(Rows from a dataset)
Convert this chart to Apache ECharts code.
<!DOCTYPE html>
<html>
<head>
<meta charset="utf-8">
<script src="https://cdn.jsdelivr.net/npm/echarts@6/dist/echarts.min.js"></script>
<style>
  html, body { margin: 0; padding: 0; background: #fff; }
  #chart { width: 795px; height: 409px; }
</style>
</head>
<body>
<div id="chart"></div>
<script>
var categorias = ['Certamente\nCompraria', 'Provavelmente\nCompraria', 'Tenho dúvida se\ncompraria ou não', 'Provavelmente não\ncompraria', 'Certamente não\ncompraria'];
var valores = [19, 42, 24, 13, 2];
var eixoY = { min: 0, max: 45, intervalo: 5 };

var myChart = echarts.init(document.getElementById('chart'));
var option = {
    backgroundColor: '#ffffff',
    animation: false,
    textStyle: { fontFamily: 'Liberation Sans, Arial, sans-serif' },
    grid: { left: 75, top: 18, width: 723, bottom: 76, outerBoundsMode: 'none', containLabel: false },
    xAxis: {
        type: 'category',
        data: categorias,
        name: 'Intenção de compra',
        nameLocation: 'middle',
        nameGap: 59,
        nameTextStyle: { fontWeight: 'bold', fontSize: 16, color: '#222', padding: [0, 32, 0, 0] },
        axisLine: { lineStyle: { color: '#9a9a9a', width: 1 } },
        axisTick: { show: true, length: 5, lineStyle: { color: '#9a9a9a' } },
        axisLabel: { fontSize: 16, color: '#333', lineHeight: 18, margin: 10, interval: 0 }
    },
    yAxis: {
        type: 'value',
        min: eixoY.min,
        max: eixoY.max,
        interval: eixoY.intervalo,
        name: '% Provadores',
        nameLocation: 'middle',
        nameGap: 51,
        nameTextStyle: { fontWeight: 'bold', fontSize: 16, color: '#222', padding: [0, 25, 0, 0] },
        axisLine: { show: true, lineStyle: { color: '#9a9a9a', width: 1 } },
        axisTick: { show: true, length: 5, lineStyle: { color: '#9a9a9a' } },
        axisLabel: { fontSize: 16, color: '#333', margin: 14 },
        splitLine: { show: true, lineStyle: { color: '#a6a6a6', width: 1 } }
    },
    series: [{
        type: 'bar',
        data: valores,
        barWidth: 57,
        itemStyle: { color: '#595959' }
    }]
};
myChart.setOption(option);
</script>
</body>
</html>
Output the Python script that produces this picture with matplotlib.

◆ **Job**: Which lines include the word "script"? List them all.

◆ **Result of this task**:
<script src="https://cdn.jsdelivr.net/npm/echarts@6/dist/echarts.min.js"></script>
<script>
</script>
Output the Python script that produces this picture with matplotlib.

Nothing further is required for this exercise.